Die europäische Truppe, die zusätzlich zu den UN-Soldaten rund um die Wahlen vor allem in der Hauptstadt Kinshasa im Einsatz ist, soll diesen Menschen signalisieren, dass die Welt nicht wegschaut. Sie signalisiert aber auch den ehemaligen Kriegsherren, dass die Welt nicht wegschaut. Für Abschreckung wie Ansporn sind Soldaten nötig. Auch Deutsche. Natürlich kann die kleine Truppe allein nicht Demokratie in den Kongo bringen. Das wird lange brauchen. Aber wenn dort ein Anfang gemacht wird, ist schon viel erreicht. Nicht nur im Kongo, sondern auch als stabilisierendes Signal für den Kontinent. Wer zu Hause eine Perspektive sieht, wird sich zudem nicht auf den Weg anderswohin machen – nicht als Flüchtling in Nachbarländer, nicht nach Europa, wo den Menschen dann auch wieder geholfen werden müsste. Das bedeutet auch, dass dem militärischen Einsatz eine langfristige Strategie folgen muss. Doch zeigen gerade die jüngsten Bilder aus dem Kongo, dass Deutschland diese Debatte erst noch führen muss, dringend: Wohin schicken wir unsere Soldaten und warum? Welches Risiko sind wir bereit zu tragen? Das ist das Land seinen Soldaten und deren Angehörigen schuldig. Und auch seinen Partnern. Das Grundsätzliche aber muss vor Einsätzen geklärt werden. Nicht, wenn die Soldaten bereits unterwegs sind.

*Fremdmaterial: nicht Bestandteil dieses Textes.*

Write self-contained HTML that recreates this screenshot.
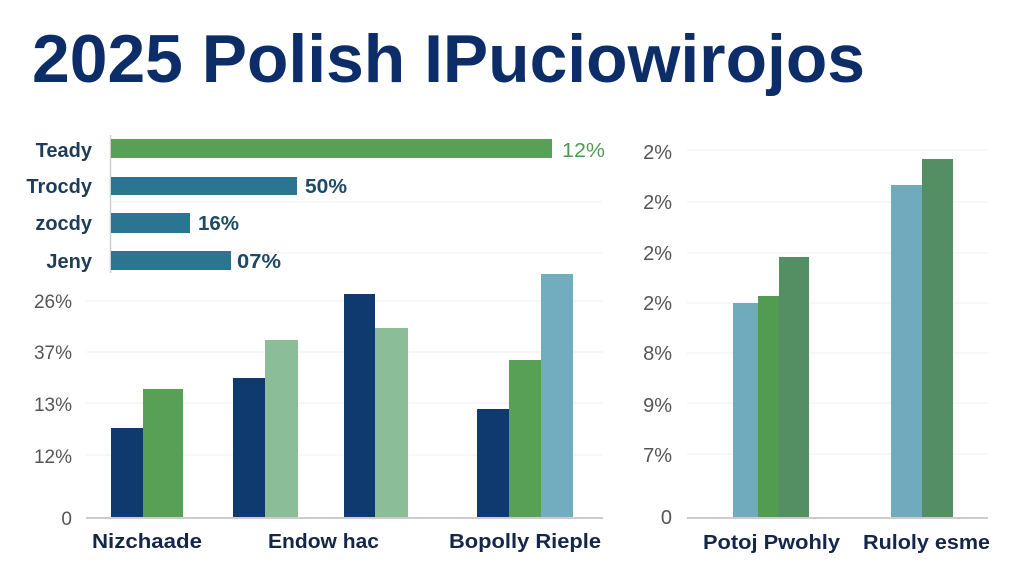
<!DOCTYPE html>
<html>
<head>
<meta charset="utf-8">
<style>
html,body{margin:0;padding:0;background:#ffffff;}
svg{display:block;}
text{font-family:"Liberation Sans",sans-serif;}
</style>
</head>
<body>
<svg width="1024" height="585" viewBox="0 0 1024 585" xmlns="http://www.w3.org/2000/svg">
<rect width="1024" height="585" fill="#ffffff"/>

<!-- Title -->
<text x="32" y="82" font-size="68" font-weight="bold" fill="#0c2d68" textLength="833" lengthAdjust="spacingAndGlyphs">2025 Polish IPuciowirojos</text>

<!-- Horizontal bar chart -->
<g>
  <line x1="111" y1="202" x2="602" y2="202" stroke="#f0f0f0" stroke-width="1"/>
  <line x1="111" y1="253" x2="602" y2="253" stroke="#f0f0f0" stroke-width="1"/>
  <line x1="110.5" y1="135" x2="110.5" y2="273" stroke="#cfcfcf" stroke-width="1.5"/>
  <rect x="111" y="139" width="441" height="19" fill="#58a056"/>
  <rect x="111" y="177" width="186" height="18" fill="#2c7590"/>
  <rect x="111" y="213" width="79" height="20" fill="#2c7590"/>
  <rect x="111" y="251" width="120" height="19" fill="#2c7590"/>
  <g font-size="20" font-weight="bold" fill="#1e3c58" text-anchor="end">
    <text x="92" y="157">Teady</text>
    <text x="92" y="193">Trocdy</text>
    <text x="92" y="230">zocdy</text>
    <text x="92" y="268">Jeny</text>
  </g>
  <text x="562" y="157" font-size="20" fill="#4f9a52" textLength="43" lengthAdjust="spacingAndGlyphs">12%</text>
  <g font-size="20" font-weight="bold" fill="#1d4a66">
    <text x="305" y="193" textLength="42" lengthAdjust="spacingAndGlyphs">50%</text>
    <text x="198" y="230" textLength="41" lengthAdjust="spacingAndGlyphs">16%</text>
    <text x="237" y="268" textLength="44" lengthAdjust="spacingAndGlyphs">07%</text>
  </g>
</g>

<!-- Left grouped vertical chart -->
<g>
  <g stroke="#efefef" stroke-width="1">
    <line x1="86" y1="301" x2="603" y2="301"/>
    <line x1="86" y1="352" x2="603" y2="352"/>
    <line x1="86" y1="403" x2="603" y2="403"/>
    <line x1="86" y1="455" x2="603" y2="455"/>
  </g>
  <g font-size="19" fill="#555555" text-anchor="end">
    <text x="72" y="308">26%</text>
    <text x="72" y="359">37%</text>
    <text x="72" y="411">13%</text>
    <text x="72" y="463">12%</text>
    <text x="72" y="525">0</text>
  </g>
  <!-- group 1 -->
  <rect x="111" y="428" width="32" height="90" fill="#0f3a6f"/>
  <rect x="143" y="389" width="40" height="129" fill="#58a056"/>
  <!-- group 2 -->
  <rect x="233" y="378" width="32" height="140" fill="#0f3a6f"/>
  <rect x="265" y="340" width="33" height="178" fill="#8cbd99"/>
  <!-- group 3 -->
  <rect x="344" y="294" width="31" height="224" fill="#0f3a6f"/>
  <rect x="375" y="328" width="33" height="190" fill="#8cbd99"/>
  <!-- group 4 -->
  <rect x="477" y="409" width="32" height="109" fill="#0f3a6f"/>
  <rect x="509" y="360" width="32" height="158" fill="#58a056"/>
  <rect x="541" y="274" width="32" height="244" fill="#72adbf"/>
  <line x1="86" y1="518" x2="603" y2="518" stroke="#cccccc" stroke-width="2"/>
  <g font-size="20" font-weight="bold" fill="#15264b">
    <text x="92" y="548" textLength="110" lengthAdjust="spacingAndGlyphs">Nizchaade</text>
    <text x="268" y="548" textLength="111" lengthAdjust="spacingAndGlyphs">Endow hac</text>
    <text x="449" y="548" textLength="152" lengthAdjust="spacingAndGlyphs">Bopolly Rieple</text>
  </g>
</g>

<!-- Right grouped vertical chart -->
<g>
  <g stroke="#efefef" stroke-width="1">
    <line x1="687" y1="150" x2="988" y2="150"/>
    <line x1="687" y1="202" x2="988" y2="202"/>
    <line x1="687" y1="253" x2="988" y2="253"/>
    <line x1="687" y1="303" x2="988" y2="303"/>
    <line x1="687" y1="353" x2="988" y2="353"/>
    <line x1="687" y1="403" x2="988" y2="403"/>
    <line x1="687" y1="454" x2="988" y2="454"/>
  </g>
  <g font-size="20" fill="#555555" text-anchor="end">
    <text x="672" y="159">2%</text>
    <text x="672" y="209">2%</text>
    <text x="672" y="260">2%</text>
    <text x="672" y="310">2%</text>
    <text x="672" y="360">8%</text>
    <text x="672" y="412">9%</text>
    <text x="672" y="462">7%</text>
    <text x="672" y="524">0</text>
  </g>
  <rect x="733" y="303" width="25" height="215" fill="#6fabbd"/>
  <rect x="758" y="296" width="21" height="222" fill="#529c52"/>
  <rect x="779" y="257" width="30" height="261" fill="#548f63"/>
  <rect x="891" y="185" width="31" height="333" fill="#6fabbd"/>
  <rect x="922" y="159" width="31" height="359" fill="#548f63"/>
  <line x1="687" y1="518" x2="988" y2="518" stroke="#cccccc" stroke-width="2"/>
  <g font-size="20" font-weight="bold" fill="#15264b">
    <text x="703" y="549" textLength="137" lengthAdjust="spacingAndGlyphs">Potoj Pwohly</text>
    <text x="863" y="549" textLength="127" lengthAdjust="spacingAndGlyphs">Ruloly esme</text>
  </g>
</g>
</svg>
</body>
</html>
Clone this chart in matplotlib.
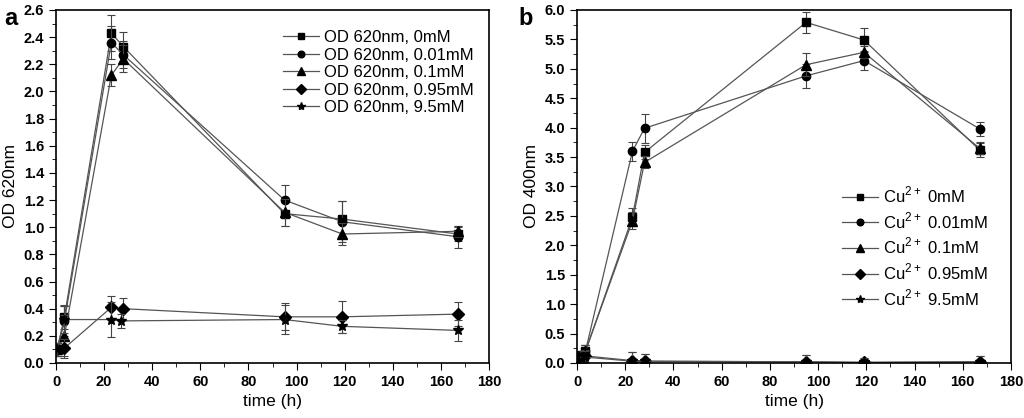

Es hat keinen Sinn, bei jeder brenzligen Situation die Heimkehr deutscher Soldaten zu fordern. Sei es in Afghanistan oder im Kongo – oder demnächst vielleicht im Libanon? Militärische Einsätze sind riskant, das gehört zu einer ehrlichen Diskussion. Das bedeutet nicht, Soldaten zu verheizen. Pläne für den Notfall müssen Teil jeder ordentlichen Einsatzplanung sein – von dem gleichzeitig alle hoffen, dass er nicht eintritt. Beantwortet werden muss auch die Frage, was Deutschland der Welt schuldet, und dazu gehört auch: Afrika. Und ohne die auch militärische Hilfe anderer Länder könnten wir heute weder so frei noch so komfortabel leben. Deutschland kann und will mitreden in der Welt. Das sollte niemand vergessen bei der Diskussion, im eigenen Land wie auch international. Aber es ist an der Zeit, dass sich Deutschland seiner selbst vergewissert.